The already weaker sentiment deteriorated further after Labour Party's Brexit spokesman Keir Starmer told reporters that his party will vote against the UK PM Theresa May’s Withdrawal Agreement Bill unless there is a deal with the government. It is worth mentioning that after failing to get parliament's approval three times, the government has pledged to bring back the Brexit deal before the parliament for yet another vote in early June. 

On the other hand, the US Dollar picked up the pace in wake of a goodish intraday turnaround in the US Treasury bond yields, which exerted some additional downward pressure on the major. Thursday's upbeat US economic data - Philly Fed Manufacturing Index, the usual initial weekly jobless claims and housing market data remained supportive of the USD bid tone and did little to provide any immediate respite for the GBP bulls.
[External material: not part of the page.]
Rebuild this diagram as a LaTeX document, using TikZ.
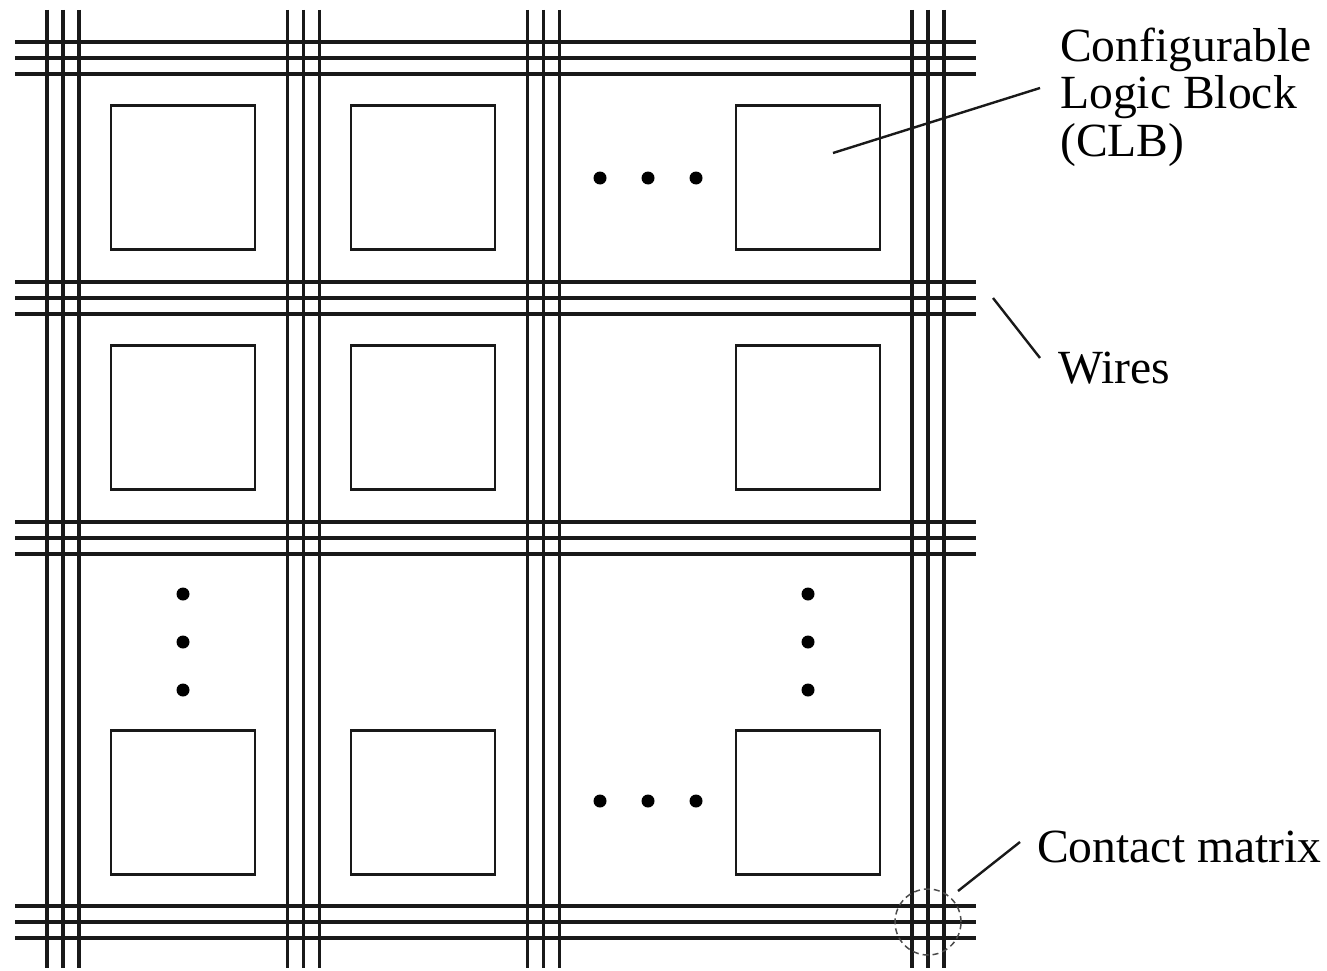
\documentclass[tikz,border=0pt]{standalone}
\usepackage{fontspec}
\setmainfont{Liberation Serif}
\begin{document}
\begin{tikzpicture}[x=1pt,y=-1pt,
  wire/.style={line width=3.2pt,black!90},
  clb/.style={draw,line width=2.6pt,black!90,minimum size=144pt,inner sep=0pt},
  dotmark/.style={circle,fill=black,minimum size=13pt,inner sep=0pt},
  leader/.style={line width=2.4pt,black!90},
  lbl/.style={font=\fontsize{47.6}{47}\selectfont,inner sep=0pt,text=black},
  cmatrix/.style={circle,draw,dash pattern=on 6pt off 4pt,line width=1.5pt,black!70,minimum size=66pt,inner sep=0pt}]
\useasboundingbox (0,0) rectangle (1327,971);
% vertical wires
\foreach \cx in {63,303.5,543.5,928}{
  \foreach \d in {-16,0,16}{
    \draw[wire] (\cx+\d,10) -- (\cx+\d,968);
  }
}
% horizontal wires
\foreach \cy in {58,298,538,922}{
  \foreach \d in {-16,0,16}{
    \draw[wire] (15,\cy+\d) -- (976,\cy+\d);
  }
}
% logic blocks
\node[clb] (b11) at (183,177.5) {};
\node[clb] (b12) at (423,177.5) {};
\node[clb] (b13) at (808,177.5) {};
\node[clb] (b21) at (183,417.5) {};
\node[clb] (b22) at (423,417.5) {};
\node[clb] (b23) at (808,417.5) {};
\node[clb] (b31) at (183,802.5) {};
\node[clb] (b32) at (423,802.5) {};
\node[clb] (b33) at (808,802.5) {};
% dots
\node[dotmark] (d1) at (600,178) {};
\node[dotmark] (d2) at (648,178) {};
\node[dotmark] (d3) at (696,178) {};
\node[dotmark] (d4) at (600,801) {};
\node[dotmark] (d5) at (648,801) {};
\node[dotmark] (d6) at (696,801) {};
\node[dotmark] (d7) at (183,594) {};
\node[dotmark] (d8) at (183,642) {};
\node[dotmark] (d9) at (183,690) {};
\node[dotmark] (d10) at (808,594) {};
\node[dotmark] (d11) at (808,642) {};
\node[dotmark] (d12) at (808,690) {};
% contact matrix
\node[cmatrix] (cm) at (928,922) {};
% labels
\node[lbl,anchor=base west] (lclb1) at (1060,62) {Configurable};
\node[lbl,anchor=base west] (lclb2) at (1060,109) {Logic Block};
\node[lbl,anchor=base west] (lclb3) at (1060,156) {(CLB)};
\node[lbl,anchor=base west] (lwires) at (1058,383) {Wires};
\node[lbl,anchor=base west] (lcm) at (1037,862) {Contact matrix};
% leader lines
\coordinate (pclb) at (833,153);
\coordinate (eclb) at (1040,88);
\coordinate (pw) at (993,298);
\coordinate (ew) at (1040,358);
\coordinate (pcm) at (958,891);
\coordinate (ecm) at (1020,842);
\draw[leader] (pclb) -- (eclb);
\draw[leader] (pw) -- (ew);
\draw[leader] (pcm) -- (ecm);
\end{tikzpicture}
\end{document}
The pair held on the defensive through the Asian session on Friday and in absence of any major market moving economic releases, the incoming Brexit-related headlines might continue to act as an exclusive driver of the sentiment surrounding the British Pound. Later during the early North-American session, the only scheduled release of May Prelim UoM Consumer Sentiment Index from the US is more likely to be overshadowed by the Brexit-related UK political chaos.

Looking at the technical picture, the pair broke through a descending trend-line support extending from March-April swing lows and is currently placed near its next major support - marked by 61.8% Fibonacci retracement level of the 1.2396-1.3381 up-move. Given that technical indicators are pointing to near-term oversold conditions, bearish traders are likely to take some breather near the mentioned support, which if broken might set the stage for a further decline towards the 1.2700 round figure mark. On the flip side, a sustained recovery back above the 1.2800 handle might prompt some short-covering move but any subsequent up-move now seems more likely to remain capped near the 50% Fibonacci retracement level support break-point, around the 1.2875-80 region.